À Ouessant, le phare du Créac’h, est menacé par un projet de rénovation. Si ce dernier arrive à son terme, ce phare, le plus puissant d’Europe, aura une portée lumineuse réduite. Une menace pour l’intégrité patrimoniale du phare mais aussi pour la navigation.
À Ouessant, île la plus à l’ouest de France, le projet de rénovation du phare du Créac’h fait grand bruit. En témoignent les nombreux panneaux ou pancartes installés un peu partout dans le bourg de Lampaul. « Ça ne passe pas », confie Dominique Baot, photographe sur l’île. « On est tous mobilisés pour sauver notre phare, on se bat ».
Un phare légendaire
Le Créac’h est une des fiertés de l’île. Construit en 1863, ce phare est la porte d’entrée de l’Europe continentale pour les bateaux qui viennent du large. S’il a été pendant un moment le plus puissant du monde, il est aujourd’hui encore le plus puissant d’Europe. Et ce, grâce à ses deux optiques superposées, émettant huit faisceaux lumineux, d’une portée de 30 milles nautiques (environ 60 kilomètres). « Cette optique pèse 17 tonnes. C’est une merveille d’horlogerie industrielle, présentée à l’Exposition Universelle de 1937 » explique Marc Pointud, Président de la Société Nationale pour le Patrimoine des Phares et Balises (SNPB), association qui intervient pour la préservation des phares partout en France.

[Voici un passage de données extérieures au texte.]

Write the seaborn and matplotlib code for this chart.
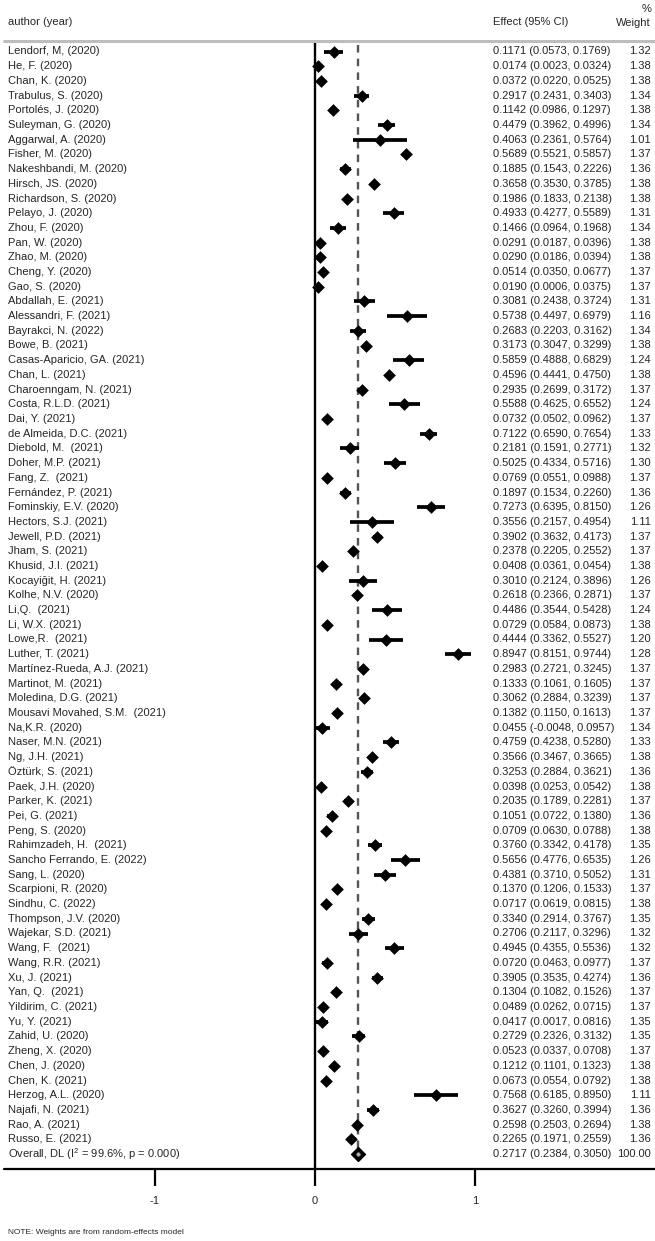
import numpy as np
import pandas as pd
import matplotlib
matplotlib.use('Agg')
import matplotlib.pyplot as plt
import seaborn as sns

# study rows, top to bottom
authors = ['Lendorf, M, (2020)', 'He, F. (2020)', 'Chan, K. (2020)', 'Trabulus, S. (2020)',
           'Portolés, J. (2020)', 'Suleyman, G. (2020)', 'Aggarwal, A. (2020)', 'Fisher, M. (2020)',
           'Nakeshbandi, M. (2020)', 'Hirsch, JS. (2020)', 'Richardson, S. (2020)', 'Pelayo, J. (2020)',
           'Zhou, F. (2020)', 'Pan, W. (2020)', 'Zhao, M. (2020)', 'Cheng, Y. (2020)', 'Gao, S. (2020)',
           'Abdallah, E. (2021)', 'Alessandri, F. (2021)', 'Bayrakci, N. (2022)', 'Bowe, B. (2021)',
           'Casas-Aparicio, GA. (2021)', 'Chan, L. (2021)', 'Charoenngam, N. (2021)', 'Costa, R.L.D. (2021)',
           'Dai, Y. (2021)', 'de Almeida, D.C. (2021)', 'Diebold, M.  (2021)', 'Doher, M.P. (2021)',
           'Fang, Z.  (2021)', 'Fernández, P. (2021)', 'Fominskiy, E.V. (2020)', 'Hectors, S.J. (2021)',
           'Jewell, P.D. (2021)', 'Jham, S. (2021)', 'Khusid, J.I. (2021)', 'Kocayiğit, H. (2021)',
           'Kolhe, N.V. (2020)', 'Li,Q.  (2021)', 'Li, W.X. (2021)', 'Lowe,R.  (2021)', 'Luther, T. (2021)',
           'Martínez-Rueda, A.J. (2021)', 'Martinot, M. (2021)', 'Moledina, D.G. (2021)',
           'Mousavi Movahed, S.M.  (2021)', 'Na,K.R. (2020)', 'Naser, M.N. (2021)', 'Ng, J.H. (2021)',
           'Öztürk, S. (2021)', 'Paek, J.H. (2020)', 'Parker, K. (2021)', 'Pei, G. (2021)', 'Peng, S. (2020)',
           'Rahimzadeh, H.  (2021)', 'Sancho Ferrando, E. (2022)', 'Sang, L. (2020)', 'Scarpioni, R. (2020)',
           'Sindhu, C. (2022)', 'Thompson, J.V. (2020)', 'Wajekar, S.D. (2021)', 'Wang, F.  (2021)',
           'Wang, R.R. (2021)', 'Xu, J. (2021)', 'Yan, Q.  (2021)', 'Yildirim, C. (2021)', 'Yu, Y. (2021)',
           'Zahid, U. (2020)', 'Zheng, X. (2020)', 'Chen, J. (2020)', 'Chen, K. (2021)', 'Herzog, A.L. (2020)',
           'Najafi, N. (2021)', 'Rao, A. (2021)', 'Russo, E. (2021)']

effect = [0.1171, 0.0174, 0.0372, 0.2917, 0.1142, 0.4479, 0.4063, 0.5689, 0.1885, 0.3658,
          0.1986, 0.4933, 0.1466, 0.0291, 0.0290, 0.0514, 0.0190, 0.3081, 0.5738, 0.2683,
          0.3173, 0.5859, 0.4596, 0.2935, 0.5588, 0.0732, 0.7122, 0.2181, 0.5025, 0.0769,
          0.1897, 0.7273, 0.3556, 0.3902, 0.2378, 0.0408, 0.3010, 0.2618, 0.4486, 0.0729,
          0.4444, 0.8947, 0.2983, 0.1333, 0.3062, 0.1382, 0.0455, 0.4759, 0.3566, 0.3253,
          0.0398, 0.2035, 0.1051, 0.0709, 0.3760, 0.5656, 0.4381, 0.1370, 0.0717, 0.3340,
          0.2706, 0.4945, 0.0720, 0.3905, 0.1304, 0.0489, 0.0417, 0.2729, 0.0523, 0.1212,
          0.0673, 0.7568, 0.3627, 0.2598, 0.2265]

lower = [0.0573, 0.0023, 0.0220, 0.2431, 0.0986, 0.3962, 0.2361, 0.5521, 0.1543, 0.3530,
         0.1833, 0.4277, 0.0964, 0.0187, 0.0186, 0.0350, 0.0006, 0.2438, 0.4497, 0.2203,
         0.3047, 0.4888, 0.4441, 0.2699, 0.4625, 0.0502, 0.6590, 0.1591, 0.4334, 0.0551,
         0.1534, 0.6395, 0.2157, 0.3632, 0.2205, 0.0361, 0.2124, 0.2366, 0.3544, 0.0584,
         0.3362, 0.8151, 0.2721, 0.1061, 0.2884, 0.1150, -0.0048, 0.4238, 0.3467, 0.2884,
         0.0253, 0.1789, 0.0722, 0.0630, 0.3342, 0.4776, 0.3710, 0.1206, 0.0619, 0.2914,
         0.2117, 0.4355, 0.0463, 0.3535, 0.1082, 0.0262, 0.0017, 0.2326, 0.0337, 0.1101,
         0.0554, 0.6185, 0.3260, 0.2503, 0.1971]

upper = [0.1769, 0.0324, 0.0525, 0.3403, 0.1297, 0.4996, 0.5764, 0.5857, 0.2226, 0.3785,
         0.2138, 0.5589, 0.1968, 0.0396, 0.0394, 0.0677, 0.0375, 0.3724, 0.6979, 0.3162,
         0.3299, 0.6829, 0.4750, 0.3172, 0.6552, 0.0962, 0.7654, 0.2771, 0.5716, 0.0988,
         0.2260, 0.8150, 0.4954, 0.4173, 0.2552, 0.0454, 0.3896, 0.2871, 0.5428, 0.0873,
         0.5527, 0.9744, 0.3245, 0.1605, 0.3239, 0.1613, 0.0957, 0.5280, 0.3665, 0.3621,
         0.0542, 0.2281, 0.1380, 0.0788, 0.4178, 0.6535, 0.5052, 0.1533, 0.0815, 0.3767,
         0.3296, 0.5536, 0.0977, 0.4274, 0.1526, 0.0715, 0.0816, 0.3132, 0.0708, 0.1323,
         0.0792, 0.8950, 0.3994, 0.2694, 0.2559]

weight = [1.32, 1.38, 1.38, 1.34, 1.38, 1.34, 1.01, 1.37, 1.36, 1.38,
          1.38, 1.31, 1.34, 1.38, 1.38, 1.37, 1.37, 1.31, 1.16, 1.34,
          1.38, 1.24, 1.38, 1.37, 1.24, 1.37, 1.33, 1.32, 1.30, 1.37,
          1.36, 1.26, 1.11, 1.37, 1.37, 1.38, 1.26, 1.37, 1.24, 1.38,
          1.20, 1.28, 1.37, 1.37, 1.37, 1.37, 1.34, 1.33, 1.38, 1.36,
          1.38, 1.37, 1.36, 1.38, 1.35, 1.26, 1.31, 1.37, 1.38, 1.35,
          1.32, 1.32, 1.37, 1.36, 1.37, 1.37, 1.35, 1.35, 1.37, 1.38,
          1.38, 1.11, 1.36, 1.38, 1.36]

overall_label = 'Overall, DL (I$^{2}$ = 99.6%, p = 0.000)'
overall_effect = 0.2717
overall_lower = 0.2384
overall_upper = 0.3050
overall_weight = 100.00

axis_ticks = [-1, 0, 1]

# layout in pixels of a 655x1241 figure
W, H = 655, 1241
X0_PX, UNIT_PX = 315, 160     # pixel of effect 0, pixels per unit
ROW0_PX, ROW_H = 51.5, 14.7   # first row centre, row pitch


def ry(px):
    return (px - ROW0_PX) / ROW_H


def fx(px):
    return px / W


df = pd.DataFrame({'author': authors, 'effect': effect, 'lower': lower,
                   'upper': upper, 'weight': weight})
df['row'] = np.arange(len(df))
n = len(df)

sns.set_theme(style='white')
plt.rcParams['font.family'] = ['Liberation Sans', 'DejaVu Sans']
plt.rcParams['mathtext.default'] = 'regular'

fig = plt.figure(figsize=(W / 100, H / 100), dpi=100)
ax = fig.add_axes([0, 0, 1, 1])

# CI bars and point estimates
ax.hlines(df['row'], df['lower'], df['upper'], color='black', lw=2.7, zorder=2)
sns.scatterplot(data=df, x='effect', y='row', marker='D', s=42, color='black',
                edgecolor='black', linewidth=0, ax=ax, zorder=3, legend=False)

# overall estimate
ax.scatter([overall_effect], [n], marker='D', s=50, color='black', zorder=3)
ax.scatter([overall_effect], [n], marker='o', s=7, color='#bbbbbb',
           edgecolor='#777777', linewidth=0.5, zorder=4)

# reference lines
ax.vlines(0, ry(41), ry(1169), color='black', lw=1.7, zorder=1)
ax.vlines(overall_effect, ry(45), n - 0.35, color='#555555', lw=1.7,
          linestyles=(0, (3.2, 2.6)), zorder=1)

ytr = ax.get_yaxis_transform()
ax.plot([fx(4), fx(655)], [ry(41), ry(41)], transform=ytr, color='#bdbdbd', lw=2.2, clip_on=False)
ax.plot([fx(4), fx(655)], [ry(1169), ry(1169)], transform=ytr, color='black', lw=1.6, clip_on=False)
ax.vlines(axis_ticks, ry(1169), ry(1186), color='black', lw=1.6)
for t in axis_ticks:
    ax.text(t, ry(1201), str(t), ha='center', va='center', fontsize=8)

# headers
ax.text(fx(8), ry(22), 'author (year)', transform=ytr, ha='left', va='center', fontsize=8)
ax.text(fx(493), ry(22), 'Effect (95% CI)', transform=ytr, ha='left', va='center', fontsize=8)
ax.text(fx(651), ry(9), '%', transform=ytr, ha='right', va='center', fontsize=8)
ax.text(fx(651), ry(23), 'Weight', transform=ytr, ha='right', va='center', fontsize=8)

# row texts
for _, r in df.iterrows():
    ax.text(fx(8), r['row'], r['author'], transform=ytr, ha='left', va='center', fontsize=8)
    ax.text(fx(493), r['row'], f"{r['effect']:.4f} ({r['lower']:.4f}, {r['upper']:.4f})",
            transform=ytr, ha='left', va='center', fontsize=8)
    ax.text(fx(651), r['row'], f"{r['weight']:.2f}", transform=ytr, ha='right', va='center', fontsize=8)

ax.text(fx(8), n, overall_label, transform=ytr, ha='left', va='center', fontsize=8)
ax.text(fx(493), n, f"{overall_effect:.4f} ({overall_lower:.4f}, {overall_upper:.4f})",
        transform=ytr, ha='left', va='center', fontsize=8)
ax.text(fx(651), n, f"{overall_weight:.2f}", transform=ytr, ha='right', va='center', fontsize=8)

ax.text(fx(8), ry(1232), 'NOTE: Weights are from random-effects model', transform=ytr,
        ha='left', va='center', fontsize=6)

ax.set_xlim(-X0_PX / UNIT_PX, (W - X0_PX) / UNIT_PX)
ax.set_ylim(ry(H), ry(0))
ax.axis('off')

fig.savefig('out.png', dpi=100)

Le problème : supprimer la cuve à mercure
« Pour pouvoir tourner sans frottement, cette optique flotte sur une cuve de mercure, comme dans la plupart des phares », expose le spécialiste. Au cours d’une inspection, il y a un an et demi, le service public des phares et balises s’aperçoit que le robinet de vidange de la cuve fuit. Malgré la réparation, on décide de supprimer la cuve et, par conséquent, tout ce dispositif lumineux unique. « L’argument qu’ils avancent, c’est de se conformer à la convention de Minamata de 2013, qui prévoit de limiter l’usage du mercure dans l’industrie. Pourtant, elle ne concerne pas les phares ! Et, depuis l’installation de la première cuve à mercure sur un phare en 1901, il s’est écoulé 124 ans sans incident ! ».
Le phare est pourtant classé monument historique depuis 2011. Selon ce projet, l’optique actuelle serait démontée et remplacée par un feu industriel de faible puissance. « Le Créac’h ne serait même plus un phare. Sa portée passerait de 30 milles à 19 milles seulement. La définition même d’un phare, c’est que sa portée doit être supérieure à 20 milles nautiques. Il deviendrait un simple feu de jalonnement », explique ce spécialiste du droit maritime.
Des arguments sécuritaires et économiques contre le projet
Au-delà de l’aspect patrimonial, les arguments de la SNPB pour le maintien de la puissance du phare sont nombreux :
- Le secteur de Ouessant est très dangereux, jalonné de hauts-fonds et de courants puissants. « Par temps de brume, alors qu’il est actuellement visible à 20 ou 30 km, il ne le serait plus qu’à 2,6 km ! »
- Les bateaux de plaisance ou de petite pêche sont certes équipés de GPS, mais les pannes sont fréquentes. « En cas d’avarie, si on réduit la portée du Créac’h, les bateaux ne le verront que trop tard, et seront déjà sur les rochers. »
- Le coût des travaux serait très important. « Démonter une optique de 17 tonnes à 60 m de hauteur, ça ne se fait pas tout seul. Ça coûterait des centaines de milliers d’euros. Avec une telle somme, on pourrait trouver une autre solution. »

Une pétition rassemble 26 000 signatures
Rien n’est encore fait, mais les travaux pourraient débuter prochainement. Associée au collectif local « Ouessant Vent de bout’ », la SNPB se mobilise. Des rassemblements ont lieu à Ouessant régulièrement. Une pétition, qui rassemble près de 26 000 signatures, a été lancée. « Ce qu’on veut, c’est un moratoire. On veut repousser ces travaux, car rien ne presse pour le moment, afin de faire étudier un nouveau système de rotation, sans mercure. »
Si ce projet voit le jour, le grand phare de Ouessant, monument historique et joyau du patrimoine technique maritime, perdrait toute son identité, au-delà même du danger que cela représenterait pour les marins. Il en serait alors fini du spectacle nocturne quotidien des huit puissants faisceaux lumineux balayant la terre ouessantine.